*Material provided:*
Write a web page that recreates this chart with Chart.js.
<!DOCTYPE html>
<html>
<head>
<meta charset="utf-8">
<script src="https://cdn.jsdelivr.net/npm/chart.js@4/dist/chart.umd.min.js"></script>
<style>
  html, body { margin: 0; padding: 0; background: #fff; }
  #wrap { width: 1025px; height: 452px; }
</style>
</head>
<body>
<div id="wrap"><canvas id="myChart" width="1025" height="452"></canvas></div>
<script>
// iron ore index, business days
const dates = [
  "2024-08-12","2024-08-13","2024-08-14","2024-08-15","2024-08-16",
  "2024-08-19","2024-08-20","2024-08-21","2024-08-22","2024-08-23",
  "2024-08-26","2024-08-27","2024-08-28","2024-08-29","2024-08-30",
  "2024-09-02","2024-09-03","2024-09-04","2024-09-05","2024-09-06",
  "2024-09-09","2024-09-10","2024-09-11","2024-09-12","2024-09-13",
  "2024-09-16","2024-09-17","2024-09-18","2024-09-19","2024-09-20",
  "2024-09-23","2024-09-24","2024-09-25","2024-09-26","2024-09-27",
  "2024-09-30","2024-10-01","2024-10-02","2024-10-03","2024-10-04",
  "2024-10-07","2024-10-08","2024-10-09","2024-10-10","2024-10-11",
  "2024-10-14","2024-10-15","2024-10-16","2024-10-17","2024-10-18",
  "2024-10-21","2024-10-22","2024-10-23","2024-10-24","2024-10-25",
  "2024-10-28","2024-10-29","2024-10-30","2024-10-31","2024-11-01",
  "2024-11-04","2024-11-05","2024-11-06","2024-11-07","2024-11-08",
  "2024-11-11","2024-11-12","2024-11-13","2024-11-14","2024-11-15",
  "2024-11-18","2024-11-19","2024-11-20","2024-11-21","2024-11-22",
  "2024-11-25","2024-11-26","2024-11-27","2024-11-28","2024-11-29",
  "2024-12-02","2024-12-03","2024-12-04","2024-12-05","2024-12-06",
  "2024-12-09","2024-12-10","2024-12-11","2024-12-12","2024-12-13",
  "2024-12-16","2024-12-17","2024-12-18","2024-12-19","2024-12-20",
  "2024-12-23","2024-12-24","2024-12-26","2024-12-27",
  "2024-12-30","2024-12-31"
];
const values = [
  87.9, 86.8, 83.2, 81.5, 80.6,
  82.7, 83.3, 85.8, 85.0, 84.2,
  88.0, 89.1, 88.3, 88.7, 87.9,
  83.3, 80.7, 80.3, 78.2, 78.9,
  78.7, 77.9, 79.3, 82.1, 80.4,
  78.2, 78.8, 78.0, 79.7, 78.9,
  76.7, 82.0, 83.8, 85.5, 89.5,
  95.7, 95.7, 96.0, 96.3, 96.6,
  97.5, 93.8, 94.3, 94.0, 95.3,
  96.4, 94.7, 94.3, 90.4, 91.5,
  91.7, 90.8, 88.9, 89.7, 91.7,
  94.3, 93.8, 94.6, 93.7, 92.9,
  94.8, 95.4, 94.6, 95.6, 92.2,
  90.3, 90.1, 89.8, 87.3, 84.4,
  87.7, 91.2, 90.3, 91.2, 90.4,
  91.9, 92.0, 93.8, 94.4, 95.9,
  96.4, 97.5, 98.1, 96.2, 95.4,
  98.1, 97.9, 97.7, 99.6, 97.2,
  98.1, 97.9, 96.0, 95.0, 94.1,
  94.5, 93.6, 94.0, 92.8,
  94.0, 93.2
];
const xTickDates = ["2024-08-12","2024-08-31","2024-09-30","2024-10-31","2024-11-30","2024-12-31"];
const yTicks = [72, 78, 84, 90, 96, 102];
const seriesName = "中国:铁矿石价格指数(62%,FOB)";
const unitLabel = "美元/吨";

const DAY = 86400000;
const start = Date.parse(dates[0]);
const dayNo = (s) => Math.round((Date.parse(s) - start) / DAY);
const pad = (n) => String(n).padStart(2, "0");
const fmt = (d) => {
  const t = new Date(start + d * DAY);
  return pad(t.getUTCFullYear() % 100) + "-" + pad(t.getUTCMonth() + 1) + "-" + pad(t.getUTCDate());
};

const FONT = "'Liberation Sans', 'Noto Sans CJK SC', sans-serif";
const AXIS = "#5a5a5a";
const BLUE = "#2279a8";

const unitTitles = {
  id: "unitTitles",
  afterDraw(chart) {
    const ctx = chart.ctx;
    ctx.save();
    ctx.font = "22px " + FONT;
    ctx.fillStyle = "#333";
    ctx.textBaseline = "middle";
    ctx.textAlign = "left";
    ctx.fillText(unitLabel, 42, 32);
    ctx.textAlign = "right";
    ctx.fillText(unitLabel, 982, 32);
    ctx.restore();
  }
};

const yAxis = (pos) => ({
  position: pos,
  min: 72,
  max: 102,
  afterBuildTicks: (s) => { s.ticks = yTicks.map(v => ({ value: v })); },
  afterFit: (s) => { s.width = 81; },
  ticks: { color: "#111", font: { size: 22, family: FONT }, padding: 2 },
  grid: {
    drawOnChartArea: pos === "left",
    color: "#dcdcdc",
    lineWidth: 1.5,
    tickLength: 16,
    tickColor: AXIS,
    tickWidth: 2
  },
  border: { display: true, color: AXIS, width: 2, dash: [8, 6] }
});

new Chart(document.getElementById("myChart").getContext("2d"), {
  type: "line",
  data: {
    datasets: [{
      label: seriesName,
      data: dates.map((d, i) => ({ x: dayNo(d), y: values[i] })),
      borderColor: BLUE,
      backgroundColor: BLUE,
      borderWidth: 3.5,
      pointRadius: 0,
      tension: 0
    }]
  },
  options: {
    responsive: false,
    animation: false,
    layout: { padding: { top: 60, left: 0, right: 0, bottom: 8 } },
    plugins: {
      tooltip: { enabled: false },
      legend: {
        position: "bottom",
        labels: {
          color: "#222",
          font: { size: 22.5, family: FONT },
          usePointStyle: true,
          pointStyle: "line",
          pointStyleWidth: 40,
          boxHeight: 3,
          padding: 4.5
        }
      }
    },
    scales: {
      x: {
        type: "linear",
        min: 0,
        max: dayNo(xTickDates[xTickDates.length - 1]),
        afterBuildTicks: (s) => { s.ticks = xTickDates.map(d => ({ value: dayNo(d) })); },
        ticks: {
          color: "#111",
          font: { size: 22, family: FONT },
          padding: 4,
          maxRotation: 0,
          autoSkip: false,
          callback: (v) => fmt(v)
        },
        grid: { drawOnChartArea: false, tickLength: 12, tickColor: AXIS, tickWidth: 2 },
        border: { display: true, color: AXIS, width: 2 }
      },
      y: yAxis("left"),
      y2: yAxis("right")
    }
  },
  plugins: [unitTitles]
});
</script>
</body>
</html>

--

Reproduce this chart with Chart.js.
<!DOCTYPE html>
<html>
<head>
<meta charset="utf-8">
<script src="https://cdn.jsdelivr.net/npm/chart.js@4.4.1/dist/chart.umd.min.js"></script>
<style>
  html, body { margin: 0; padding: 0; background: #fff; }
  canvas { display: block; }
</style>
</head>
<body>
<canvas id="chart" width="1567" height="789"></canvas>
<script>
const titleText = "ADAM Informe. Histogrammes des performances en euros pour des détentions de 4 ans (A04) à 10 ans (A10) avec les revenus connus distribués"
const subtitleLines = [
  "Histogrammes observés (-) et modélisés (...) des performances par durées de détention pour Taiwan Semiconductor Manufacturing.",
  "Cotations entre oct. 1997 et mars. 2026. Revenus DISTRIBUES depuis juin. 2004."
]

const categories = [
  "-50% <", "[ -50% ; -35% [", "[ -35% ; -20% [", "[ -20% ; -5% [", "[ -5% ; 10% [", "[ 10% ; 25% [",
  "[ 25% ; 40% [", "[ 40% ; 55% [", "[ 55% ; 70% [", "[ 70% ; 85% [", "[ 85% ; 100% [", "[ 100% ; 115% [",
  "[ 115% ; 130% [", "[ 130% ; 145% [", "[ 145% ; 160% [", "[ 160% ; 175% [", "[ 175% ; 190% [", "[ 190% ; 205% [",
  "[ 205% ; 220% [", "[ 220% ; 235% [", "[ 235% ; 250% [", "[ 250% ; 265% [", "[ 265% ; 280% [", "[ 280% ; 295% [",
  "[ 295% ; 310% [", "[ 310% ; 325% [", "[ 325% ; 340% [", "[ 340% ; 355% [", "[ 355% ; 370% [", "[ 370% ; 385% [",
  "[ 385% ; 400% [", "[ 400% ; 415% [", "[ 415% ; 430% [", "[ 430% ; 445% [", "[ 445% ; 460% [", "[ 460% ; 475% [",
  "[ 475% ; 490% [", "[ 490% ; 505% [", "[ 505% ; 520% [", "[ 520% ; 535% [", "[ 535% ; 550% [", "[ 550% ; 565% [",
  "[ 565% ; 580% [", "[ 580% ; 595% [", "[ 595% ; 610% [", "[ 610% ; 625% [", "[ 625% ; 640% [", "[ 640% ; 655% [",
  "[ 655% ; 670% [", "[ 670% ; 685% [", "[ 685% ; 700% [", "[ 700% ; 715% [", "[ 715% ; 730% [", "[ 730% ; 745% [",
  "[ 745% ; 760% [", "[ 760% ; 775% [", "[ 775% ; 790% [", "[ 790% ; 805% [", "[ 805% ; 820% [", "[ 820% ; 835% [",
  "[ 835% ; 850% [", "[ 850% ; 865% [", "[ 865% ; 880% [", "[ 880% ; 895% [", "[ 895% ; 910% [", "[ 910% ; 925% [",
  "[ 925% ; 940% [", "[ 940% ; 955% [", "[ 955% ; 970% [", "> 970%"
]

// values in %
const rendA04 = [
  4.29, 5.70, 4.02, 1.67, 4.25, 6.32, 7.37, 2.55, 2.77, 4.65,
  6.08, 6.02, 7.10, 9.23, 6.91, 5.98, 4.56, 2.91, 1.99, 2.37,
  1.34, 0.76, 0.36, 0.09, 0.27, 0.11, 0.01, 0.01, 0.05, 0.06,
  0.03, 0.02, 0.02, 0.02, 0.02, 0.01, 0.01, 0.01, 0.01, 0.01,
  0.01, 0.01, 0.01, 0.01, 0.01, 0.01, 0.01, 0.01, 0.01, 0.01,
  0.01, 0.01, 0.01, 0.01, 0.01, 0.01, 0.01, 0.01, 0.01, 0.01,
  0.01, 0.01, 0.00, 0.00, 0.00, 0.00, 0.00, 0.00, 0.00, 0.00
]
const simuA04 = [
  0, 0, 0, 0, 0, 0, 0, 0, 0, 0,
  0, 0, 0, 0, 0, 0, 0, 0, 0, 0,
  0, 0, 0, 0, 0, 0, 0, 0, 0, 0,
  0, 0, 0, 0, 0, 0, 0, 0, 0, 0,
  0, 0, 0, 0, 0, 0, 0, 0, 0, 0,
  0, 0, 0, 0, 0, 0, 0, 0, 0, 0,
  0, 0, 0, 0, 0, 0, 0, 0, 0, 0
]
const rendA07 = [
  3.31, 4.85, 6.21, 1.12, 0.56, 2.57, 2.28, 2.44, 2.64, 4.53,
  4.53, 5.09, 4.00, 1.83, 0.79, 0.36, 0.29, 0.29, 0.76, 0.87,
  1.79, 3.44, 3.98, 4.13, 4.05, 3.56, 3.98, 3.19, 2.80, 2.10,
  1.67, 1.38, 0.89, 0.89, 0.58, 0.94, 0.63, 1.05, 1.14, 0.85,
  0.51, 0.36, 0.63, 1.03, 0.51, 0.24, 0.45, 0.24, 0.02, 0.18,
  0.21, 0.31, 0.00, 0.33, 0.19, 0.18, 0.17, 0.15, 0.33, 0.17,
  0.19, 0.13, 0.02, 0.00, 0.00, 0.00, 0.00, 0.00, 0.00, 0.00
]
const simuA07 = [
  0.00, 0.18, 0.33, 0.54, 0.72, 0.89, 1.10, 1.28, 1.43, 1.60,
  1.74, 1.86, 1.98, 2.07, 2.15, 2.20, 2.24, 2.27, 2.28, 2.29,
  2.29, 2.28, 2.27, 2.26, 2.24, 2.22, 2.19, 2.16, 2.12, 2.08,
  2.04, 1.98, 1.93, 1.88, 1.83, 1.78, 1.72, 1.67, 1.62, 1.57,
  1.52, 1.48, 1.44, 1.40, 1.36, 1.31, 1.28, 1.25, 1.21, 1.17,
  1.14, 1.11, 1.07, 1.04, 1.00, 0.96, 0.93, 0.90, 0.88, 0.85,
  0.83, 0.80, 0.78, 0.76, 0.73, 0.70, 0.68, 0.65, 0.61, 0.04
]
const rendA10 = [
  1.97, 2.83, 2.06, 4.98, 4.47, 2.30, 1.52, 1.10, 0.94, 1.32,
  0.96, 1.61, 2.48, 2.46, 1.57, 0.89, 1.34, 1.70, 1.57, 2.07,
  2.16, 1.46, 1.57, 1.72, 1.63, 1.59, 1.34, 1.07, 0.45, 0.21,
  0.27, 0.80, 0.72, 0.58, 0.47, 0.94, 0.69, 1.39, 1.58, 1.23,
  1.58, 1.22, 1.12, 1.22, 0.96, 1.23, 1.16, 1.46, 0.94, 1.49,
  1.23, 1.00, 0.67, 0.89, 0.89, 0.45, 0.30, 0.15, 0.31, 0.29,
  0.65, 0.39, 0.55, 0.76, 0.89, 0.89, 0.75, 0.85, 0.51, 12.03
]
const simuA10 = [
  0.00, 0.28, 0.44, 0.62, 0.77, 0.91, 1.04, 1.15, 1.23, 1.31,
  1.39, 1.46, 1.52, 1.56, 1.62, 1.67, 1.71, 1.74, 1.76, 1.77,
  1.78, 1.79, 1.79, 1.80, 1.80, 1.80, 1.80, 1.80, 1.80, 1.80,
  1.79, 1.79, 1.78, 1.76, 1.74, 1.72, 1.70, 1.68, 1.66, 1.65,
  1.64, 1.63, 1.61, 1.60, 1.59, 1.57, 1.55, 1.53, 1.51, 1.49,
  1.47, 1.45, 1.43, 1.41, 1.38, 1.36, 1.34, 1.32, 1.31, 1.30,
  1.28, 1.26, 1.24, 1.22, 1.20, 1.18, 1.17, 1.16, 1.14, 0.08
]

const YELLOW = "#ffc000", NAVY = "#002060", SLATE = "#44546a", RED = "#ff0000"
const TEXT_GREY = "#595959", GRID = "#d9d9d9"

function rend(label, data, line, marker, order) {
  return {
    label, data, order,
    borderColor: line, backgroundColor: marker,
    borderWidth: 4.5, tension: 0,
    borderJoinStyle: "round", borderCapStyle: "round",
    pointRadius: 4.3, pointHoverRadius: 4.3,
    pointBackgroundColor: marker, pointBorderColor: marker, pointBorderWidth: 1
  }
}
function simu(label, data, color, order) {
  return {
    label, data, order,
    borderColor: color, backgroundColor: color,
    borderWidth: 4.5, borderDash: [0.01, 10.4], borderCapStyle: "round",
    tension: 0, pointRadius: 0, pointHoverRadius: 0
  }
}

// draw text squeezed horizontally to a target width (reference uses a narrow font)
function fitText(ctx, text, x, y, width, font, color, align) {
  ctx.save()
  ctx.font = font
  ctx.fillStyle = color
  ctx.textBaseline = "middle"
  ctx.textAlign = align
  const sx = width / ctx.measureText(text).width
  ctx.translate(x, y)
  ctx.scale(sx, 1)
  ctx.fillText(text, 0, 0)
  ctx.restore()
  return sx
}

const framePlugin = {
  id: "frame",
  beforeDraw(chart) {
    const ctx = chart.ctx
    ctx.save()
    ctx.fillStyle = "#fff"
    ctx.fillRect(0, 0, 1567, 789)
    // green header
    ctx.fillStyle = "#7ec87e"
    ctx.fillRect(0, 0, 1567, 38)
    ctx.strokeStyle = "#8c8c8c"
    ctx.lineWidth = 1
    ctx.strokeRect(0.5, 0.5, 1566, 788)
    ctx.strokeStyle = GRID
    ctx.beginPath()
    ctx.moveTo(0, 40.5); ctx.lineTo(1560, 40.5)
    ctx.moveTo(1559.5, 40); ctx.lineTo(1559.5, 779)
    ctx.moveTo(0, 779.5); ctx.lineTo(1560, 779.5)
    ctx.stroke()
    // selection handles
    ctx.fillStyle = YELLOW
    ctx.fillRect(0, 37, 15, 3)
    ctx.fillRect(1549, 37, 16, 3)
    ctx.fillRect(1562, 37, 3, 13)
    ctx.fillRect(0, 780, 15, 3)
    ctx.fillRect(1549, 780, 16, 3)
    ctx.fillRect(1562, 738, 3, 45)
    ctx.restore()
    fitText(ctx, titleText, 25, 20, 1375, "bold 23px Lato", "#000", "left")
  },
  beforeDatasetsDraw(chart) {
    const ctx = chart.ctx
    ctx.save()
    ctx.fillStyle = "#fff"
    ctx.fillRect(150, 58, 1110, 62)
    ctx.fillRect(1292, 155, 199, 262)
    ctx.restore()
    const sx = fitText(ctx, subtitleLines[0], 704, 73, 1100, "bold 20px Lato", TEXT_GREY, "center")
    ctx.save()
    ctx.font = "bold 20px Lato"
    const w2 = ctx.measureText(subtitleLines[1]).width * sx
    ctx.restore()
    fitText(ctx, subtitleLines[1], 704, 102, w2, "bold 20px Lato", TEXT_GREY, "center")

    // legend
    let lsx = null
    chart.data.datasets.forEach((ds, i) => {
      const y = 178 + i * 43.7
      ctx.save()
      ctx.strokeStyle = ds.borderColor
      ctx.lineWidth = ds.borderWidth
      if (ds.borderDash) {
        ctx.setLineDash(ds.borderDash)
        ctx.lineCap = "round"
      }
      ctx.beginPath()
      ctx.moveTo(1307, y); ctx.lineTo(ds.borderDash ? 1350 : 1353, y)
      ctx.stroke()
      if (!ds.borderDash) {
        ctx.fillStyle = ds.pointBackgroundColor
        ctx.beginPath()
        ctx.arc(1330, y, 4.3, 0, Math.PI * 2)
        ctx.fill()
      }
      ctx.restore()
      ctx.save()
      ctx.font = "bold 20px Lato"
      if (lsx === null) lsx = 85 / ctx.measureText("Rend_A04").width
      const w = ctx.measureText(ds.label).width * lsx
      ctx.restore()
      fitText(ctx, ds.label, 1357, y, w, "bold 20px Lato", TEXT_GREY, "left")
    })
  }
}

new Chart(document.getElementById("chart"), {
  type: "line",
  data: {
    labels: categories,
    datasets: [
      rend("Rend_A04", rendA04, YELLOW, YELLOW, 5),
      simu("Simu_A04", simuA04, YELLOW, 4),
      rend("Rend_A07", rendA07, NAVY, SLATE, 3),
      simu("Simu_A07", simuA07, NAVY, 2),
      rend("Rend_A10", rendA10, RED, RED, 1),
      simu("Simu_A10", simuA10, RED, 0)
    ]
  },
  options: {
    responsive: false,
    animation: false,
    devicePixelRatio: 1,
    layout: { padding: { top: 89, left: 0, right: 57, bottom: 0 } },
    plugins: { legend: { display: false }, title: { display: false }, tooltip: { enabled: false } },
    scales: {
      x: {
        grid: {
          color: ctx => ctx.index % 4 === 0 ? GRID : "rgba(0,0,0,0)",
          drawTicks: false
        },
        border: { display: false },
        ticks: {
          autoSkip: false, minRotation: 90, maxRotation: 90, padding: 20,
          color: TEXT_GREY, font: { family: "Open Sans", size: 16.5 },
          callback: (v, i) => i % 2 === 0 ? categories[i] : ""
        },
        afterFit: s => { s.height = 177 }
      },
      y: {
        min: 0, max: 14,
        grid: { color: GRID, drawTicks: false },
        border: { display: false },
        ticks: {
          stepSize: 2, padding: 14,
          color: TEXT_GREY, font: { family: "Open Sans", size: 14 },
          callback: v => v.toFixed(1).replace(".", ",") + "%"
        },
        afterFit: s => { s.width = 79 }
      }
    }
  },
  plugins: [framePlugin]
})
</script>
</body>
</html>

*What is being asked:*
Of the lines above, how many include the word "this"? Reply with the number only.

*Response below:*
2